British Prime Minister David Cameron will not apologize to US presidential hopeful Donald Trump for calling him “divisive, stupid, and wrong,” a spokesperson for 10 Downing Street has said.
Cameron made the comments after Trump called for a ban on Muslims entering the US, drawing worldwide condemnation.
Following the withdrawal of Ted Cruz and John Kasich from the race for the Republican nomination this week, Trump is now effectively the presumptive GOP candidate for the presidency.
As Trump inches closer to the White House, his advisors are putting pressure on Cameron to mend fences. On Wednesday, George Papadopoulos, a London-based foreign policy adviser to Trump, told the Times it would be “wise” for Cameron to “reach out” to the property tycoon.
“If the prime minister is serious about reaching out, an apology or some sort of retraction should happen,” Papadopoulos said.
However, a Downing Street spokesman responded: “The prime minister has no intention of withdrawing his comments, which were made in response to comments Donald Trump made calling for a ban on Muslims entering the US.
“There will be the usual approach that happens where the government will be in contact with candidates from both of the main parties. That has happened at every US presidential election.”
Meanwhile, some in Cameron’s Tory party are urging him to make peace with Trump.
Former Defence Secretary Liam Fox said Wednesday: “The relationship between our two countries is too important to be affected by personal chemistry or party loyalties.
“We have a convention of keeping out of one another’s domestic politics and for good reasons. It does not make sense to be on poor terms with anyone who could end up being political leader of our closest ally.”
British officials have already been liaising with Trump’s team. It emerged last month that the British ambassador to Washington, Sir Kim Darroch, is to meet the presidential hopeful once he has formally secured the nomination.

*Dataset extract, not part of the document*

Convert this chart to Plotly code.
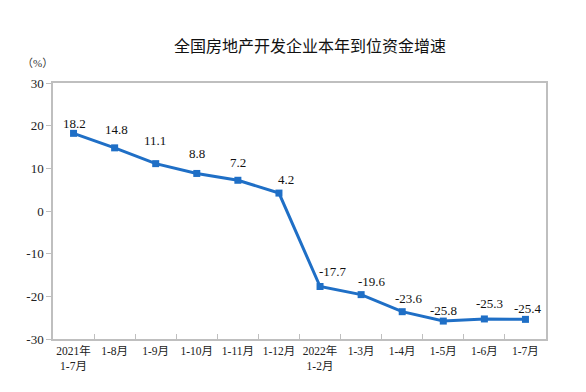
import plotly.graph_objects as go

categories = ["2021年<br>1-7月", "1-8月", "1-9月", "1-10月", "1-11月", "1-12月",
              "2022年<br>1-2月", "1-3月", "1-4月", "1-5月", "1-6月", "1-7月"]
values = [18.2, 14.8, 11.1, 8.8, 7.2, 4.2, -17.7, -19.6, -23.6, -25.8, -25.3, -25.4]
y_ticks = [30, 20, 10, 0, -10, -20, -30]

# label offsets in pixels (style only)
label_dx = [1, 2, -1, 0, 0, 7, 13, 11, 7, 0, 5, 3]
label_dy = [10, 18, 23, 20, 18, 14, 15, 13, 13, 11, 15, 11]

BLUE = "#1F6FC6"
SERIF = "Liberation Serif, Times New Roman, Noto Sans CJK SC, serif"
OFF = 8  # page body margin

fig = go.Figure()
fig.add_trace(go.Scatter(
    x=categories, y=values, mode="lines+markers",
    line=dict(color=BLUE, width=3),
    marker=dict(symbol="square", size=7, color=BLUE),
    hoverinfo="skip", showlegend=False,
))

for c, v, dx, dy in zip(categories, values, label_dx, label_dy):
    fig.add_annotation(x=c, y=v, text=f"{v:.1f}", showarrow=False,
                       xshift=dx, yshift=dy,
                       font=dict(family=SERIF, size=13, color="#111111"))

fig.update_layout(
    width=586, height=392,
    margin=dict(l=53 - OFF, r=40 + OFF, t=83 - OFF, b=53 + OFF, autoexpand=False),
    paper_bgcolor="white", plot_bgcolor="white",
    title=dict(text="全国房地产开发企业本年到位资金增速", x=(310 - OFF) / 586, xanchor="center",
               xref="container", y=1 - (46 - OFF) / 392, yanchor="middle",
               font=dict(family="Noto Sans CJK SC", size=16, color="#111111")),
)
fig.add_annotation(text="（%）", xref="paper", yref="paper", x=(37 - 53) / 493, y=(339 - 63) / 256,
                   xanchor="center", yanchor="middle", showarrow=False,
                   font=dict(family=SERIF, size=11, color="#333333"))

fig.update_xaxes(
    type="category", tickson="boundaries", ticks="inside", ticklen=5,
    tickcolor="#BFBFBF", showline=True, linecolor="#BFBFBF", linewidth=1.5,
    mirror=True, showgrid=False, zeroline=False, tickangle=0, automargin=False,
    tickfont=dict(family=SERIF, size=11.5, color="#222222"),
    range=[-0.5, len(categories) - 0.5],
)
fig.update_yaxes(
    range=[-30, 30], tickvals=y_ticks, ticktext=[str(t) for t in y_ticks],
    ticks="outside", ticklen=5, tickcolor="#BFBFBF", automargin=False,
    showline=True, linecolor="#BFBFBF", linewidth=1.5, mirror=True,
    showgrid=False, zeroline=False,
    tickfont=dict(family=SERIF, size=13, color="#222222"),
)

fig.write_html("out.html")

Trump’s call to temporarily ban all Muslims from entering the US came in response to the Islamic State-inspired terror attack in San Bernardino, California, which killed 14 people in December.
The remarks sparked outrage across in the UK and a petition calling for Trump to be barred from Britain amassed more than 1.5 million signatures. Though the government rejected the call, Trump was widely criticized in the House of Commons.
Cameron said at the time: “I think if he came to our country, he would unite us all against him.”